Enfin, il y a lieu également de condamner l’employeur à rembourser aux organismes intéressés les allocations-chômage perçues par la salariée dans la limite de six mois, en application de l’article L.1235-4 du code du travail.

Le jugement entrepris doit être confirmé de ces chefs à l’exception du quantum des dommages et intérêts alloués en application de l’article L1235-3 du code du travail.

Sur les frais irrépétibles et les dépens

La SAS AVIAPARTNER, qui succombe dans ses prétentions, doit supporter les dépens de première instance et d’appel et être déboutée de sa demande en application de l’article 700 du code de procédure civile.

L’équité commande, en outre, de confirmer le jugement entrepris en ses dispositions relatives aux frais irrépétibles et de faire droit à la demande de Madame D A au titre des frais irrépétibles d’appel.

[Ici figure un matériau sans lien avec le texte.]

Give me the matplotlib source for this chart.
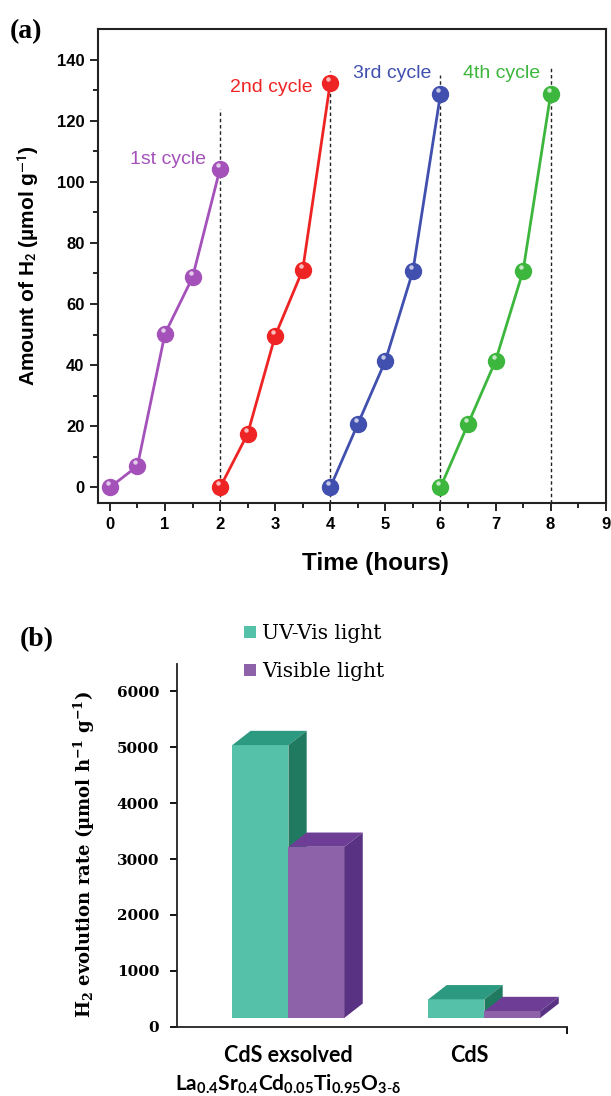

Dès lors, le jugement entrepris doit être confirmé en toutes ses dispositions à l’exception de celle relative au montant des dommages et intérêts alloués en application de l’article L1235-3 du code du travail et, y ajoutant condamner la SAS AVIAPARTNER à verser à Madame D A une indemnité complémentaire de 1 500 euros au titre de l’article 700 du code de procédure civile.

PAR CES MOTIFS

La Cour, statuant publiquement et par arrêt contradictoire

RECOIT l’appel de la SAS AVIAPARTNER

CONFIRME le jugement entrepris en toutes ses dispositions à l’exception de celle relative au montant des dommages et intérêts alloués en application de l’article L1235-3 du code du travail

L’INFIRME de ce seul chef

Statuant à nouveau de ce seul chef

CONDAMNE la SAS AVIAPARTNER à payer à Madame D E la somme de 15.000 euros à titre de dommages-intérêts en application de l’article L1235-3 du code du travail

Y ajoutant,

CONDAMNE la SAS AVIAPARTNER à payer à Madame D A la somme complémentaire de 1 500 euros en application des dispositions de l’article 700 du code de procédure civile

DEBOUTE les parties de toute autre demande

CONDAMNE la SAS AVIAPARTNER aux dépens d’appel.